**THE EXERCISE**
Keep pictures out. Copy exactly the lines from the one containing "Recreate this image" to the one containing "return r * math.cos(a), r * math.sin(a)", endpoints included.

**TASK DATA**
※ ※ ※

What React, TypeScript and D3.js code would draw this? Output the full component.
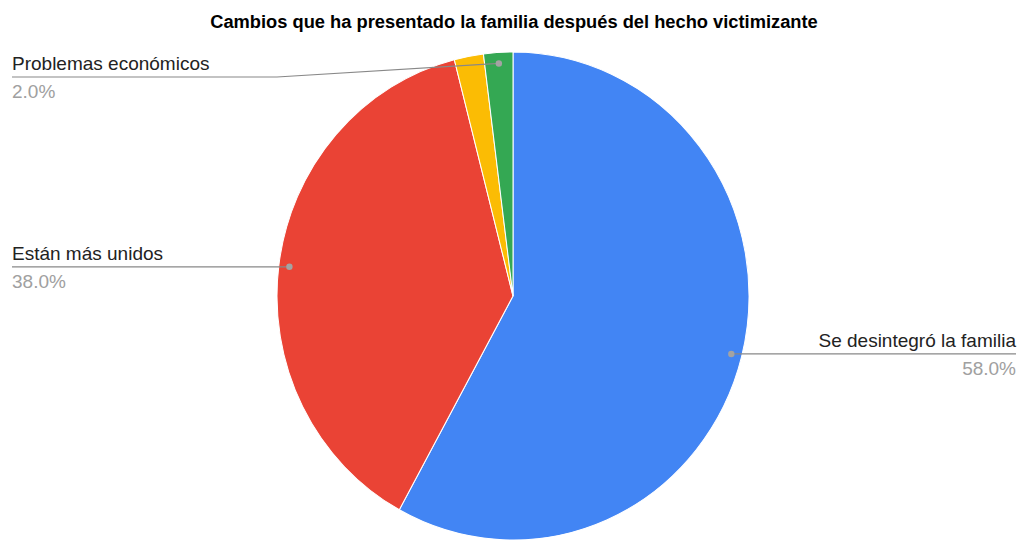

※ ※ ※

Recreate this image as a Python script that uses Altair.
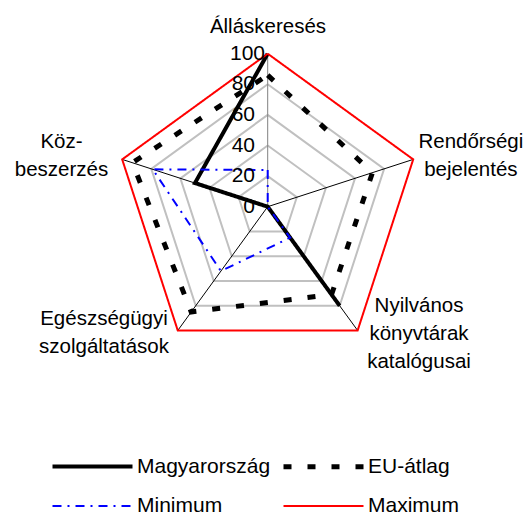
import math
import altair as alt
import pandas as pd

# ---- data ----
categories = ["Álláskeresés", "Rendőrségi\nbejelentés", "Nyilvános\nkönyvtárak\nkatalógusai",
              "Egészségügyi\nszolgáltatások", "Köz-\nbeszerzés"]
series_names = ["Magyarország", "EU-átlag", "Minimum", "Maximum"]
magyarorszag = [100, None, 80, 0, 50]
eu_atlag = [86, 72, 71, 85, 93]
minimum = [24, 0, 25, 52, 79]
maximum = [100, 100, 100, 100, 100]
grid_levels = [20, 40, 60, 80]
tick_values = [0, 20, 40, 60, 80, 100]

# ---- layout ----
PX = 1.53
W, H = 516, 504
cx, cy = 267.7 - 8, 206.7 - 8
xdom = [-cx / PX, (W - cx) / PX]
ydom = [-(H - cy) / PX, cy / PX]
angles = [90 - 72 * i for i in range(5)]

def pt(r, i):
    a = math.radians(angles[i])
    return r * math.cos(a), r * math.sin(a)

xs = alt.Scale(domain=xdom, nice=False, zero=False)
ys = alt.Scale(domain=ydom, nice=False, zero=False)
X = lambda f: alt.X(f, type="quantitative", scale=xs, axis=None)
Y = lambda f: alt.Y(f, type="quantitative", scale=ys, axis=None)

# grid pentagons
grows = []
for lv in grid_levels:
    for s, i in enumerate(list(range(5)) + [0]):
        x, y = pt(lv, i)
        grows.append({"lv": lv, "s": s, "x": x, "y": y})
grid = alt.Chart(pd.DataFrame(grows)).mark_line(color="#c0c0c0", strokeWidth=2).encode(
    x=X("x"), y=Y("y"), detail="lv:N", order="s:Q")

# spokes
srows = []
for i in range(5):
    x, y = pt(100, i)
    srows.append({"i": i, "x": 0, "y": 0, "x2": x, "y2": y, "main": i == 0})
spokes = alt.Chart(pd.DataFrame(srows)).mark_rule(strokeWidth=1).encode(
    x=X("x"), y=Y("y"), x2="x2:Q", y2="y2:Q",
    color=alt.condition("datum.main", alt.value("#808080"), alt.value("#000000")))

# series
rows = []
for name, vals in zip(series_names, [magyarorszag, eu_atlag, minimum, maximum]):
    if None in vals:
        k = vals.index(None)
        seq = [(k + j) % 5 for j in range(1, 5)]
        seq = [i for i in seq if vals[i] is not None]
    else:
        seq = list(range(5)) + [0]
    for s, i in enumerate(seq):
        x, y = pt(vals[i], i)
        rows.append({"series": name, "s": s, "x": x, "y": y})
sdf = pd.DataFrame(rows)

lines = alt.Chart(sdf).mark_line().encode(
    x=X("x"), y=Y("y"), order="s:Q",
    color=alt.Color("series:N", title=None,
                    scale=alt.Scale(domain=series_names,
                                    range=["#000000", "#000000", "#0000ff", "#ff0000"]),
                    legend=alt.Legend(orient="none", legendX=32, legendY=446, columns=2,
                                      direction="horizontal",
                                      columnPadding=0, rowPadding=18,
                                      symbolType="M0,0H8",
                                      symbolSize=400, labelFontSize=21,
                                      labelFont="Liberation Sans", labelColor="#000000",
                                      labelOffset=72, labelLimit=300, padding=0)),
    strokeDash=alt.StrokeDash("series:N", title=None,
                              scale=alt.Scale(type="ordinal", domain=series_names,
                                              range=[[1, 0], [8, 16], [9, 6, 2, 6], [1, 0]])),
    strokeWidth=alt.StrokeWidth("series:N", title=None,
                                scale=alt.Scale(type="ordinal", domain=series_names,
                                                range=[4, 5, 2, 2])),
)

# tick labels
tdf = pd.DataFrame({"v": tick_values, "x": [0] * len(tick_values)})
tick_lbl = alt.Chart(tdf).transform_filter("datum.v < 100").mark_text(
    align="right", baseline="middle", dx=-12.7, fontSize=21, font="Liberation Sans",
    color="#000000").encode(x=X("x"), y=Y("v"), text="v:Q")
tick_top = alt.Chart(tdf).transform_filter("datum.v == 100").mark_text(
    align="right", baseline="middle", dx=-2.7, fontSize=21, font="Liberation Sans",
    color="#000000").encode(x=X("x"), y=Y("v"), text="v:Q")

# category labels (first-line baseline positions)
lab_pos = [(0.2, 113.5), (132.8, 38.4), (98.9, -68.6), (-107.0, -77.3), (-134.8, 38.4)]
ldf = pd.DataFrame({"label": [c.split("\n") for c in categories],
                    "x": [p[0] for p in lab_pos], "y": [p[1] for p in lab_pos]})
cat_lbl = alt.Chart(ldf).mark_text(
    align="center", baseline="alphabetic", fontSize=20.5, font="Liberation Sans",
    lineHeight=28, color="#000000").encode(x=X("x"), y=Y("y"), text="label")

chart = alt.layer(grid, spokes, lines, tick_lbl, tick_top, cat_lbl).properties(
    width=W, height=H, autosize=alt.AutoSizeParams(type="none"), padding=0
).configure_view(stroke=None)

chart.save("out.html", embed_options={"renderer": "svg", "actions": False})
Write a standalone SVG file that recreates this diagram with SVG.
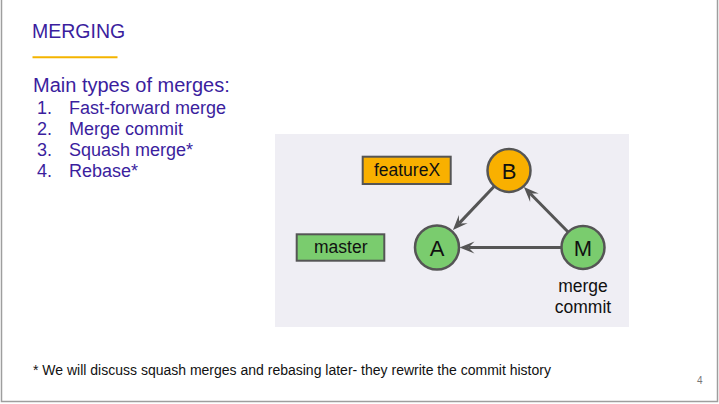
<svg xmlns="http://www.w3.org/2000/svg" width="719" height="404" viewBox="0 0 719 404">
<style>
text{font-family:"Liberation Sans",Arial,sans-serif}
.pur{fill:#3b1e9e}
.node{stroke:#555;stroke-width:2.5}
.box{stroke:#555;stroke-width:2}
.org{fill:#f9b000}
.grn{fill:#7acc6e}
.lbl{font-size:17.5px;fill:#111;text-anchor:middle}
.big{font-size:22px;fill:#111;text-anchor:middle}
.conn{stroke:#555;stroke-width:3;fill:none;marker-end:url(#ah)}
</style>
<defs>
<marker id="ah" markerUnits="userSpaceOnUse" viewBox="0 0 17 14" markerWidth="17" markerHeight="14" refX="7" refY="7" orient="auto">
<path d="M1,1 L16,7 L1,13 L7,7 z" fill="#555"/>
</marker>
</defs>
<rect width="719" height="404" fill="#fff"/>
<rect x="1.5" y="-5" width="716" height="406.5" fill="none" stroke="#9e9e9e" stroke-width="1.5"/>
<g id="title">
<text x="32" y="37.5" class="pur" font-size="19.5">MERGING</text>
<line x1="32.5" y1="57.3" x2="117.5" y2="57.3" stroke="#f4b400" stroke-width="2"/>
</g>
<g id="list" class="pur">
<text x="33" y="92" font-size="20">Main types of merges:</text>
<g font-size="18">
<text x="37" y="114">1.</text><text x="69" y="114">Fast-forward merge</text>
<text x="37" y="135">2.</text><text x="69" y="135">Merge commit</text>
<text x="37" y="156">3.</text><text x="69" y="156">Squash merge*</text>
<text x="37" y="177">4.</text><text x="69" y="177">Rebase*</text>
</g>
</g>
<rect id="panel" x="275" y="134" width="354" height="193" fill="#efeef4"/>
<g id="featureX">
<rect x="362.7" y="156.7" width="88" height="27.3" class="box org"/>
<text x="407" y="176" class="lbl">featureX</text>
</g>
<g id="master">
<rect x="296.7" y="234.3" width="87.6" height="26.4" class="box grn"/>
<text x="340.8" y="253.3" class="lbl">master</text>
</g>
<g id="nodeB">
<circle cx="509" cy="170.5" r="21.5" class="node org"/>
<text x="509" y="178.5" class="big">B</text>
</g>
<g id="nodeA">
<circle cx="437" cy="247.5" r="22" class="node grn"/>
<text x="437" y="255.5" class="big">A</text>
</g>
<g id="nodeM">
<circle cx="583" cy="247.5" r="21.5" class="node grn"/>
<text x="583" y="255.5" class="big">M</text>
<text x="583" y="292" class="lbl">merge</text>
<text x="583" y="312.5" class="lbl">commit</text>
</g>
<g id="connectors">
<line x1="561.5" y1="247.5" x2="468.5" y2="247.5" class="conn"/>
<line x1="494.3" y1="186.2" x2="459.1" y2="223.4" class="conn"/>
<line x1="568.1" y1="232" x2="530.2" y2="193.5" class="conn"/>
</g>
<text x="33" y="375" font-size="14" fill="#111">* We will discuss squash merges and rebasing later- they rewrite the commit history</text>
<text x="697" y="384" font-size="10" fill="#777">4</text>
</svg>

※ ※ ※

**SOLUTION TO THIS TASK**
Recreate this image as a Python script that uses Altair.
import math
import altair as alt
import pandas as pd

# ---- data ----
categories = ["Álláskeresés", "Rendőrségi\nbejelentés", "Nyilvános\nkönyvtárak\nkatalógusai",
              "Egészségügyi\nszolgáltatások", "Köz-\nbeszerzés"]
series_names = ["Magyarország", "EU-átlag", "Minimum", "Maximum"]
magyarorszag = [100, None, 80, 0, 50]
eu_atlag = [86, 72, 71, 85, 93]
minimum = [24, 0, 25, 52, 79]
maximum = [100, 100, 100, 100, 100]
grid_levels = [20, 40, 60, 80]
tick_values = [0, 20, 40, 60, 80, 100]

# ---- layout ----
PX = 1.53
W, H = 516, 504
cx, cy = 267.7 - 8, 206.7 - 8
xdom = [-cx / PX, (W - cx) / PX]
ydom = [-(H - cy) / PX, cy / PX]
angles = [90 - 72 * i for i in range(5)]

def pt(r, i):
    a = math.radians(angles[i])
    return r * math.cos(a), r * math.sin(a)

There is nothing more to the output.